The problem with the package is that - even when combined with the monetary stimulus of big interest rate cuts, all but promised by Bernanke - it is unlikely to make Americans go out and spend when the global outlook is so shaky.

As Lehman's Sheard said today: 'We see the housing recession and the credit market dislocation continue to work their way through the economy. We see them as slow-moving shocks, a series of bodyblows that keep coming one after the other, rather than a knock-out punch.'

Crisis sends US banking giants' profits tumbling

Dreadful profit crashes at two of America's biggest banks today heightened the apocalyptic atmosphere on the global markets. Bank of America and Wachovia, the country's second- and fourth-biggest banks, reported eye-watering losses on subprime mortgage products - $5.28bn (£2.71bn) and $1bn respectively. BoA's profits crashed 95% to $268m for the final quarter of the year while Wachovia barely broke even after its profits slumped 98% to $51m.

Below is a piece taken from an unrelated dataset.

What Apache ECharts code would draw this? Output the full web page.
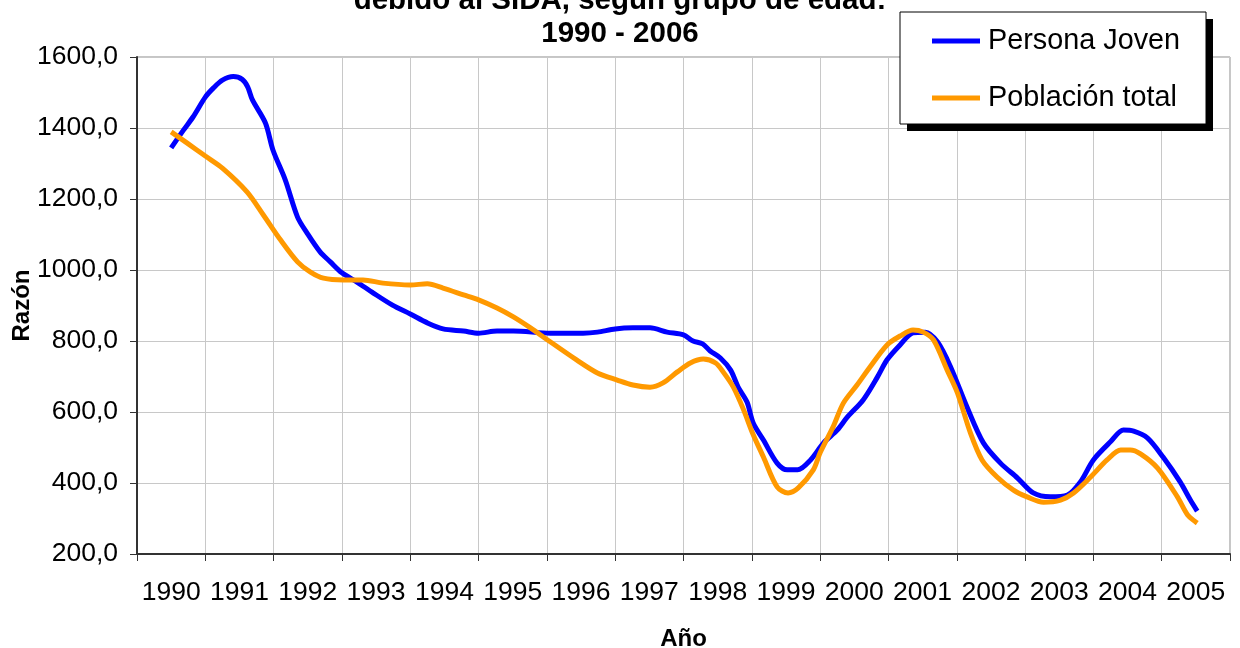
<!DOCTYPE html>
<html>
<head>
<meta charset="utf-8">
<script src="https://cdn.jsdelivr.net/npm/echarts@6/dist/echarts.min.js"></script>
<style>
  html, body { margin: 0; padding: 0; background: #fff; }
  #chart { width: 1240px; height: 648px; }
</style>
</head>
<body>
<div id="chart"></div>
<script>
// year labels on the category axis
const years = ['1990', '1991', '1992', '1993', '1994', '1995', '1996', '1997',
  '1998', '1999', '2000', '2001', '2002', '2003', '2004', '2005'];

// Persona Joven: position in years and value
const jovenYear = [1990.00, 1990.18, 1990.32, 1990.50, 1990.62, 1990.75, 1990.91, 1991.04, 1991.12,
  1991.19, 1991.38, 1991.49, 1991.67, 1991.85, 1991.99, 1992.18, 1992.33, 1992.50, 1992.72,
  1992.96, 1993.24, 1993.50, 1993.75, 1993.98, 1994.28, 1994.50, 1994.77, 1995.01, 1995.55,
  1996.03, 1996.24, 1996.50, 1996.76, 1997.01, 1997.26, 1997.50, 1997.64, 1997.78, 1997.89,
  1998.04, 1998.19, 1998.30, 1998.43, 1998.52, 1998.67, 1998.87, 1999.02, 1999.17, 1999.36,
  1999.55, 1999.75, 1999.90, 2000.13, 2000.34, 2000.48, 2000.67, 2000.86, 2001.04, 2001.22,
  2001.41, 2001.65, 2001.89, 2002.14, 2002.39, 2002.62, 2002.87, 2003.12, 2003.31, 2003.50,
  2003.75, 2003.94, 2004.09, 2004.29, 2004.52, 2004.77, 2004.92, 2005.02];
const jovenVal = [1344, 1394, 1431, 1487, 1513, 1535, 1545, 1537, 1516,
  1479, 1414, 1338, 1254, 1149, 1104, 1051, 1023, 992, 966,
  935, 901, 876, 851, 834, 828, 822, 828, 828, 822,
  822, 825, 834, 837, 837, 825, 817, 800, 792, 772,
  752, 718, 670, 628, 569, 521, 456, 437, 437, 465,
  513, 549, 586, 634, 699, 747, 789, 823, 825, 797,
  727, 614, 513, 456, 414, 372, 361, 366, 403, 465,
  516, 549, 546, 527, 473, 403, 352, 321];

// Poblacion total
const totalYear = [1990.00, 1990.23, 1990.50, 1990.75, 1991.11, 1991.35, 1991.60, 1991.85, 1992.04,
  1992.23, 1992.52, 1992.81, 1993.10, 1993.50, 1993.75, 1993.98, 1994.28, 1994.50, 1994.77,
  1995.01, 1995.26, 1995.51, 1995.94, 1996.24, 1996.53, 1996.76, 1997.01, 1997.20, 1997.41,
  1997.60, 1997.79, 1997.97, 1998.08, 1998.23, 1998.38, 1998.51, 1998.67, 1998.87, 1999.03,
  1999.18, 1999.40, 1999.50, 1999.69, 1999.84, 2000.04, 2000.23, 2000.48, 2000.67, 2000.86,
  2001.01, 2001.16, 2001.36, 2001.51, 2001.70, 2001.87, 2002.09, 2002.33, 2002.53, 2002.77,
  2003.02, 2003.21, 2003.46, 2003.70, 2003.90, 2004.04, 2004.19, 2004.44, 2004.73, 2004.88,
  2005.02];
const totalVal = [1389, 1358, 1321, 1287, 1220, 1155, 1085, 1023, 994,
  977, 972, 972, 963, 958, 961, 949, 930, 916, 893,
  868, 837, 803, 746, 710, 690, 676, 670, 682, 713,
  738, 749, 738, 713, 670, 606, 541, 473, 389, 372,
  386, 437, 485, 558, 625, 676, 727, 789, 814, 831,
  825, 803, 718, 654, 541, 465, 417, 380, 361, 346,
  352, 372, 417, 465, 493, 493, 482, 442, 361, 310,
  287];

const yTicks = { min: 200, max: 1600, step: 200 };

const chart = echarts.init(document.getElementById('chart'));
const font = 'Liberation Sans, Arial, sans-serif';

chart.setOption({
  animation: false,
  backgroundColor: '#fff',
  textStyle: { fontFamily: font, color: '#000' },
  title: {
    text: 'debido al SIDA, según grupo de edad:\n1990 - 2006',
    left: 'center',
    top: -16,
    padding: 0,
    textStyle: { fontFamily: font, fontSize: 29.5, fontWeight: 'bold', lineHeight: 33, color: '#000' }
  },
  // legend frame with its hard black shadow, like the spreadsheet original
  graphic: [{
    type: 'rect',
    z: 10,
    shape: { x: 907, y: 19, width: 306, height: 112 },
    style: { fill: '#000' }
  }, {
    type: 'rect',
    z: 11,
    shape: { x: 900, y: 12, width: 306, height: 112 },
    style: { fill: '#fff', stroke: '#000', lineWidth: 1 }
  }],
  legend: {
    orient: 'vertical',
    left: 932,
    top: 26,
    padding: 0,
    itemGap: 27,
    itemWidth: 48,
    itemHeight: 5,
    icon: 'rect',
    z: 20,
    textStyle: { fontFamily: font, fontSize: 28.8, lineHeight: 30, color: '#000', padding: [0, 0, 0, 3] },
    data: ['Persona Joven', 'Población total']
  },
  grid: {
    left: 137, right: 10, top: 57, bottom: 94,
    outerBoundsMode: 'none',
    show: true, borderColor: '#8c8c8c', borderWidth: 1
  },
  xAxis: [{
    type: 'category',
    data: years,
    boundaryGap: true,
    axisLine: { lineStyle: { color: '#333', width: 2 } },
    axisTick: { show: true, length: 7, lineStyle: { color: '#333', width: 1 } },
    axisLabel: { fontFamily: font, fontSize: 26.5, color: '#000', margin: 25, interval: 0 },
    splitLine: { show: true, interval: 0, lineStyle: { color: '#c8c8c8', width: 1 } },
    name: 'Año',
    nameLocation: 'middle',
    nameGap: 73,
    nameMoveOverlap: false,
    nameTextStyle: { fontFamily: font, fontSize: 24, fontWeight: 'bold', color: '#000' }
  }, {
    type: 'value',
    min: 1989.5,
    max: 2005.5,
    show: false
  }],
  yAxis: {
    type: 'value',
    min: yTicks.min,
    max: yTicks.max,
    interval: yTicks.step,
    axisLine: { show: true, lineStyle: { color: '#333', width: 2 } },
    axisTick: { show: true, length: 7, lineStyle: { color: '#333', width: 1 } },
    axisLabel: {
      fontFamily: font, fontSize: 26.5, color: '#000', margin: 19,
      formatter: v => v.toFixed(1).replace('.', ',')
    },
    splitLine: { show: true, lineStyle: { color: '#c8c8c8', width: 1 } },
    name: 'Razón',
    nameLocation: 'middle',
    nameGap: 103,
    nameMoveOverlap: false,
    nameTextStyle: { fontFamily: font, fontSize: 24, fontWeight: 'bold', color: '#000' }
  },
  series: [{
    name: 'Persona Joven',
    type: 'line',
    xAxisIndex: 1,
    data: jovenYear.map((x, i) => [x, jovenVal[i]]),
    smooth: 0.3,
    showSymbol: false,
    lineStyle: { color: '#0000ff', width: 5 },
    itemStyle: { color: '#0000ff' }
  }, {
    name: 'Población total',
    type: 'line',
    xAxisIndex: 1,
    data: totalYear.map((x, i) => [x, totalVal[i]]),
    smooth: 0.3,
    showSymbol: false,
    lineStyle: { color: '#ff9900', width: 5 },
    itemStyle: { color: '#ff9900' }
  }]
});
</script>
</body>
</html>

The numbers were greeted with dismay by the markets, with the shares of both tumbling. To make matters worse, troubled bond insurer Ambac, which insures the bonds backed by subprime mortgage assets, reported its biggest-ever loss and said it was in emergency talks to shore up its finances.

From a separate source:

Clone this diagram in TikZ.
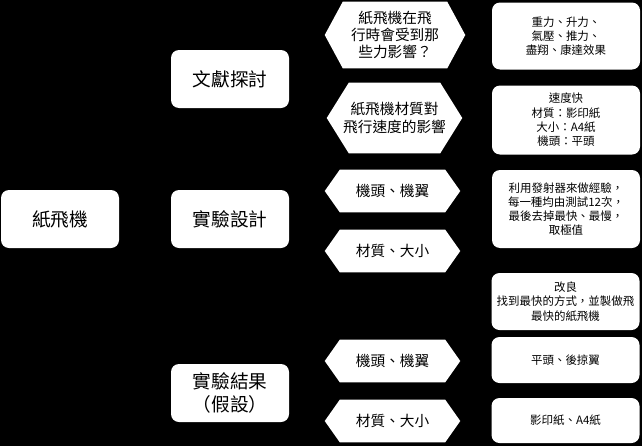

Ambac was stripped of its triple A credit rating after fears that the assets it was insuring were rapidly becoming almost worthless, leaving it potentially liable for massive losses. Today it posted a $3.26bn loss after writing down the value of guarantees on subprime debt by $5.21bn. Ambac's shares gained 16% today amid concerns that it could have reported even worse figures. But it has lost 93% of its value in the past 12 months.